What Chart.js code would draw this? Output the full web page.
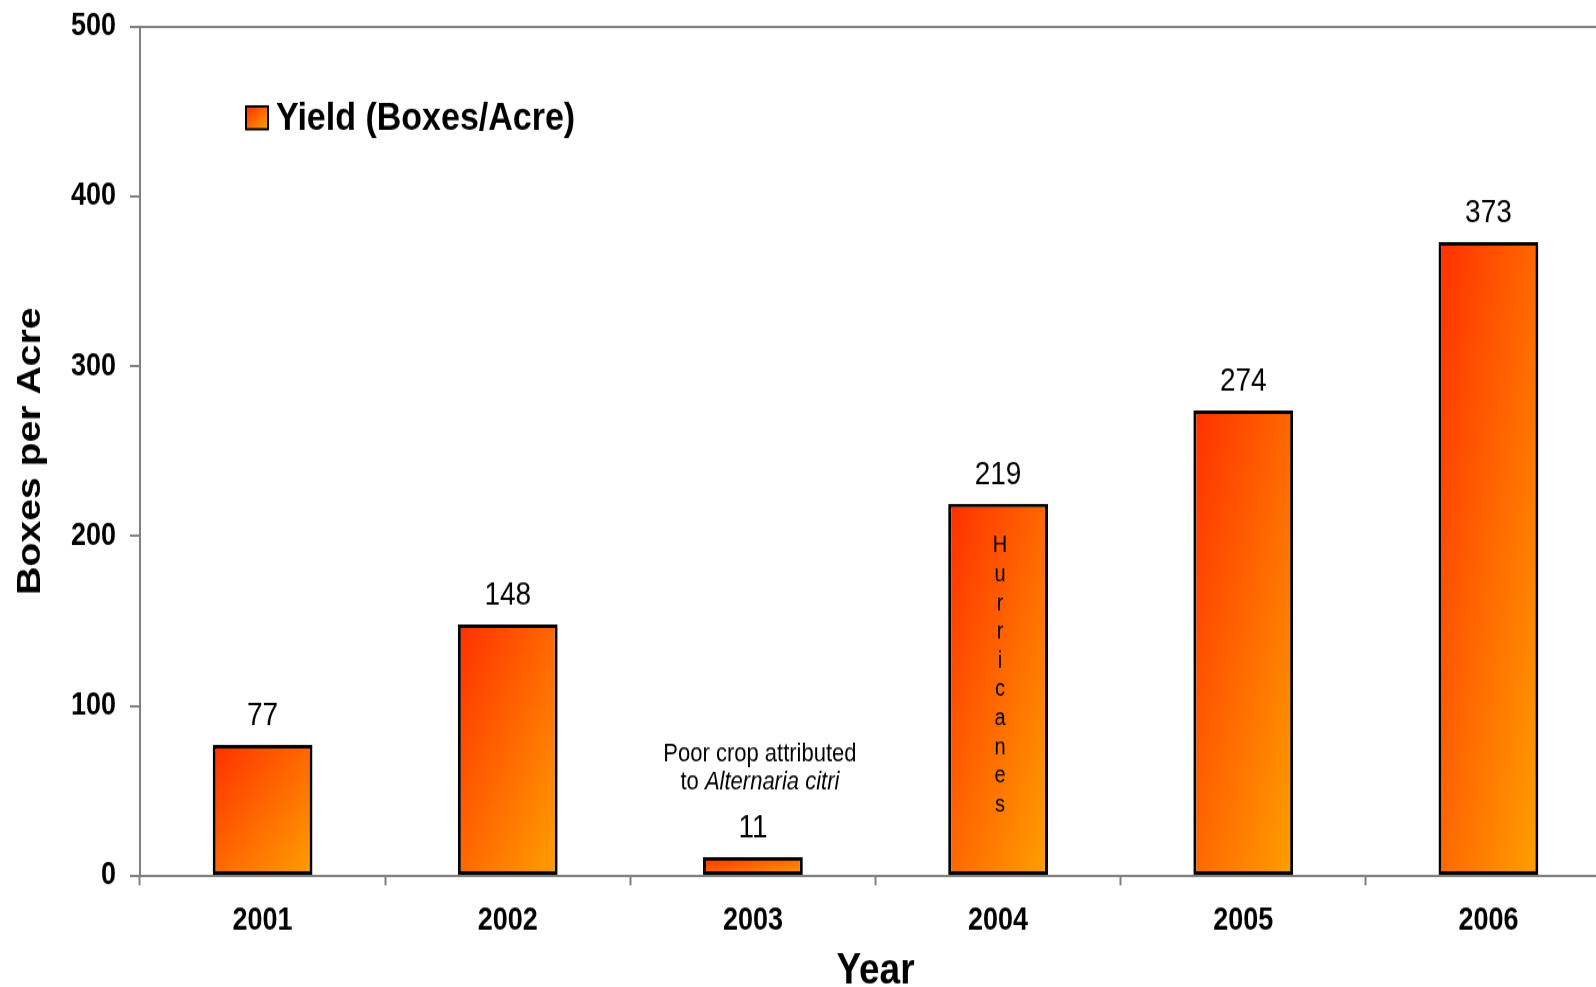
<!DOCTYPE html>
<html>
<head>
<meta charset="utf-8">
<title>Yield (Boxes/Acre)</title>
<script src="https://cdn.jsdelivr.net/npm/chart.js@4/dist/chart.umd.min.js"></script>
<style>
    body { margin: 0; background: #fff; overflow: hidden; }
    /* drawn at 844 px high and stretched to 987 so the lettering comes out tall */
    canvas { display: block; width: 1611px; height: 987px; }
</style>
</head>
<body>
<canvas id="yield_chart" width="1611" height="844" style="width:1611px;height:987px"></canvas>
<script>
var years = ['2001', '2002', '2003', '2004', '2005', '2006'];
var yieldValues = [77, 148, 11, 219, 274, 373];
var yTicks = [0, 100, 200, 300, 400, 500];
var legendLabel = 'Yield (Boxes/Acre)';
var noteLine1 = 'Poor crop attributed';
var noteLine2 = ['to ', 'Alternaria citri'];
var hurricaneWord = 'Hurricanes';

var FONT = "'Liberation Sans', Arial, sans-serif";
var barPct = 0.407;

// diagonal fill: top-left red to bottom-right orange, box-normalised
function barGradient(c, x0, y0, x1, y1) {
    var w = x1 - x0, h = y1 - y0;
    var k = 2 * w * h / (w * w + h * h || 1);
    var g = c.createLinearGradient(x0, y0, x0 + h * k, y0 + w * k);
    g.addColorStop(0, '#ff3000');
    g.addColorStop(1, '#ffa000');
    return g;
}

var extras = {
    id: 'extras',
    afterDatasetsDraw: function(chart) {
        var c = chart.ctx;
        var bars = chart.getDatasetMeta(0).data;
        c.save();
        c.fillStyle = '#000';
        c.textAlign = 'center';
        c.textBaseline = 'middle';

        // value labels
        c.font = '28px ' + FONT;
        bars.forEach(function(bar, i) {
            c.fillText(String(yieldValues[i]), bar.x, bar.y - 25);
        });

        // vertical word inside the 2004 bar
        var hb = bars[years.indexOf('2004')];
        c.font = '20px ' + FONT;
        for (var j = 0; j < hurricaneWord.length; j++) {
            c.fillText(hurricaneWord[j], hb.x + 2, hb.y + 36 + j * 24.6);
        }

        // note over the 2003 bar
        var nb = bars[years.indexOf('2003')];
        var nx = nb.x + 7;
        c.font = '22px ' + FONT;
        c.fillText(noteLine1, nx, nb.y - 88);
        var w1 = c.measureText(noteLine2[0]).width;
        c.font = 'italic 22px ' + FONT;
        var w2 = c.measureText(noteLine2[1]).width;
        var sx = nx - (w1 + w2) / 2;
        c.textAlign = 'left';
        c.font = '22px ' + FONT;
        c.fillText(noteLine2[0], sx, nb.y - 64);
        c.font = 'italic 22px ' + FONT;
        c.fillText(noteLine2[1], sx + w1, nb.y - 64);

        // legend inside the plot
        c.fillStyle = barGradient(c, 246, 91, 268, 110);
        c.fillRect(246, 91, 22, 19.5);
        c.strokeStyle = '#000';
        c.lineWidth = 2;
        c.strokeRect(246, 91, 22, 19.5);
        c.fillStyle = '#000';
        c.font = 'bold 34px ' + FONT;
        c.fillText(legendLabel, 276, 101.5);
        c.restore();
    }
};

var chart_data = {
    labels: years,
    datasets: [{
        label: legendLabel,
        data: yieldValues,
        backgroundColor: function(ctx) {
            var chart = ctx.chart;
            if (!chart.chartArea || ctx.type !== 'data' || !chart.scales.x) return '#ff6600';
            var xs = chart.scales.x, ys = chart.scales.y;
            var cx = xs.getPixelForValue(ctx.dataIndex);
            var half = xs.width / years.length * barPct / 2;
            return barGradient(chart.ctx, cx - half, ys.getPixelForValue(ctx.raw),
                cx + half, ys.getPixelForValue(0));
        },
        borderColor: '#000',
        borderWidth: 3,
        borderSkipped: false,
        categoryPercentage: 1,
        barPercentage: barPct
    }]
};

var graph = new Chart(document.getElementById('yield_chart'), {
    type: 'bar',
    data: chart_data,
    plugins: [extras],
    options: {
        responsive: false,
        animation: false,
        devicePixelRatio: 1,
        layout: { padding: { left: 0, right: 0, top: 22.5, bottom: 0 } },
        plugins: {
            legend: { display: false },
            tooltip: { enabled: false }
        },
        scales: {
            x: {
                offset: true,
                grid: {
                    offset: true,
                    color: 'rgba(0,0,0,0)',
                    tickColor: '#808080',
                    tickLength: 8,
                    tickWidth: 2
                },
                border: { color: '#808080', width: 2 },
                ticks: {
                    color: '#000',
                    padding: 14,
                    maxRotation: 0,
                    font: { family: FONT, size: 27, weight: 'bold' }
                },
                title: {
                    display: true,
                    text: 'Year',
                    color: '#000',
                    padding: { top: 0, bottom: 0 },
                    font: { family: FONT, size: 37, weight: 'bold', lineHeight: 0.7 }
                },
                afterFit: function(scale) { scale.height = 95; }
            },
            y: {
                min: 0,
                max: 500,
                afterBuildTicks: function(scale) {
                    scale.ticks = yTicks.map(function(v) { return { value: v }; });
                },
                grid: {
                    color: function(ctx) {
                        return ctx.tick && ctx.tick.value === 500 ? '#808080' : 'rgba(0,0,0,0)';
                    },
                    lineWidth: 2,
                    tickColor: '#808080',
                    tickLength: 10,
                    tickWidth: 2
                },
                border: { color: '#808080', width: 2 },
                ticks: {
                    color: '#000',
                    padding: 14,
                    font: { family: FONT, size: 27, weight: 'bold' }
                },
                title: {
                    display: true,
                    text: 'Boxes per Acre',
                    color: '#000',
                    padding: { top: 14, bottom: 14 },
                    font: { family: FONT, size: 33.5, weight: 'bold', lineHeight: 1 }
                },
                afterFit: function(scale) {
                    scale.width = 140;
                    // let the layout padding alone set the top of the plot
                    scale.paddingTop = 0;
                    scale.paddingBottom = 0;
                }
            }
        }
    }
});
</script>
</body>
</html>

◆ ◆ ◆

**WHAT THE TASK REQUIRES:**
Copy out all the data exactly; skip the pictures.

**SOLUTION FOR THIS TASK:**
What Chart.js code would draw this? Output the full web page.
<!DOCTYPE html>
<html>
<head>
<meta charset="utf-8">
<title>Yield (Boxes/Acre)</title>
<script src="https://cdn.jsdelivr.net/npm/chart.js@4/dist/chart.umd.min.js"></script>
<style>
    body { margin: 0; background: #fff; overflow: hidden; }
    /* drawn at 844 px high and stretched to 987 so the lettering comes out tall */
    canvas { display: block; width: 1611px; height: 987px; }
</style>
</head>
<body>
<canvas id="yield_chart" width="1611" height="844" style="width:1611px;height:987px"></canvas>
<script>
var years = ['2001', '2002', '2003', '2004', '2005', '2006'];
var yieldValues = [77, 148, 11, 219, 274, 373];
var yTicks = [0, 100, 200, 300, 400, 500];
var legendLabel = 'Yield (Boxes/Acre)';
var noteLine1 = 'Poor crop attributed';
var noteLine2 = ['to ', 'Alternaria citri'];
var hurricaneWord = 'Hurricanes';

var FONT = "'Liberation Sans', Arial, sans-serif";
var barPct = 0.407;

// diagonal fill: top-left red to bottom-right orange, box-normalised
function barGradient(c, x0, y0, x1, y1) {
    var w = x1 - x0, h = y1 - y0;
    var k = 2 * w * h / (w * w + h * h || 1);
    var g = c.createLinearGradient(x0, y0, x0 + h * k, y0 + w * k);
    g.addColorStop(0, '#ff3000');
    g.addColorStop(1, '#ffa000');
    return g;
}

var extras = {
    id: 'extras',
    afterDatasetsDraw: function(chart) {
        var c = chart.ctx;
        var bars = chart.getDatasetMeta(0).data;
        c.save();
        c.fillStyle = '#000';
        c.textAlign = 'center';
        c.textBaseline = 'middle';

        // value labels
        c.font = '28px ' + FONT;
        bars.forEach(function(bar, i) {
            c.fillText(String(yieldValues[i]), bar.x, bar.y - 25);
        });

        // vertical word inside the 2004 bar
        var hb = bars[years.indexOf('2004')];
        c.font = '20px ' + FONT;
        for (var j = 0; j < hurricaneWord.length; j++) {
            c.fillText(hurricaneWord[j], hb.x + 2, hb.y + 36 + j * 24.6);
        }

        // note over the 2003 bar
        var nb = bars[years.indexOf('2003')];
        var nx = nb.x + 7;
        c.font = '22px ' + FONT;
        c.fillText(noteLine1, nx, nb.y - 88);
        var w1 = c.measureText(noteLine2[0]).width;
        c.font = 'italic 22px ' + FONT;
        var w2 = c.measureText(noteLine2[1]).width;
        var sx = nx - (w1 + w2) / 2;
        c.textAlign = 'left';
        c.font = '22px ' + FONT;
        c.fillText(noteLine2[0], sx, nb.y - 64);
        c.font = 'italic 22px ' + FONT;
        c.fillText(noteLine2[1], sx + w1, nb.y - 64);

        // legend inside the plot
        c.fillStyle = barGradient(c, 246, 91, 268, 110);
        c.fillRect(246, 91, 22, 19.5);
        c.strokeStyle = '#000';
        c.lineWidth = 2;
        c.strokeRect(246, 91, 22, 19.5);
        c.fillStyle = '#000';
        c.font = 'bold 34px ' + FONT;
        c.fillText(legendLabel, 276, 101.5);
        c.restore();
    }
};

var chart_data = {
    labels: years,
    datasets: [{
        label: legendLabel,
        data: yieldValues,
        backgroundColor: function(ctx) {
            var chart = ctx.chart;
            if (!chart.chartArea || ctx.type !== 'data' || !chart.scales.x) return '#ff6600';
            var xs = chart.scales.x, ys = chart.scales.y;
            var cx = xs.getPixelForValue(ctx.dataIndex);
            var half = xs.width / years.length * barPct / 2;
            return barGradient(chart.ctx, cx - half, ys.getPixelForValue(ctx.raw),
                cx + half, ys.getPixelForValue(0));
        },
        borderColor: '#000',
        borderWidth: 3,
        borderSkipped: false,
        categoryPercentage: 1,
        barPercentage: barPct
    }]
};

var graph = new Chart(document.getElementById('yield_chart'), {
    type: 'bar',
    data: chart_data,
    plugins: [extras],
    options: {
        responsive: false,
        animation: false,
        devicePixelRatio: 1,
        layout: { padding: { left: 0, right: 0, top: 22.5, bottom: 0 } },
        plugins: {
            legend: { display: false },
            tooltip: { enabled: false }
        },
        scales: {
            x: {
                offset: true,
                grid: {
                    offset: true,
                    color: 'rgba(0,0,0,0)',
                    tickColor: '#808080',
                    tickLength: 8,
                    tickWidth: 2
                },
                border: { color: '#808080', width: 2 },
                ticks: {
                    color: '#000',
                    padding: 14,
                    maxRotation: 0,
                    font: { family: FONT, size: 27, weight: 'bold' }
                },
                title: {
                    display: true,
                    text: 'Year',
                    color: '#000',
                    padding: { top: 0, bottom: 0 },
                    font: { family: FONT, size: 37, weight: 'bold', lineHeight: 0.7 }
                },
                afterFit: function(scale) { scale.height = 95; }
            },
            y: {
                min: 0,
                max: 500,
                afterBuildTicks: function(scale) {
                    scale.ticks = yTicks.map(function(v) { return { value: v }; });
                },
                grid: {
                    color: function(ctx) {
                        return ctx.tick && ctx.tick.value === 500 ? '#808080' : 'rgba(0,0,0,0)';
                    },
                    lineWidth: 2,
                    tickColor: '#808080',
                    tickLength: 10,
                    tickWidth: 2
                },
                border: { color: '#808080', width: 2 },
                ticks: {
                    color: '#000',
                    padding: 14,
                    font: { family: FONT, size: 27, weight: 'bold' }
                },
                title: {
                    display: true,
                    text: 'Boxes per Acre',
                    color: '#000',
                    padding: { top: 14, bottom: 14 },
                    font: { family: FONT, size: 33.5, weight: 'bold', lineHeight: 1 }
                },
                afterFit: function(scale) {
                    scale.width = 140;
                    // let the layout padding alone set the top of the plot
                    scale.paddingTop = 0;
                    scale.paddingBottom = 0;
                }
            }
        }
    }
});
</script>
</body>
</html>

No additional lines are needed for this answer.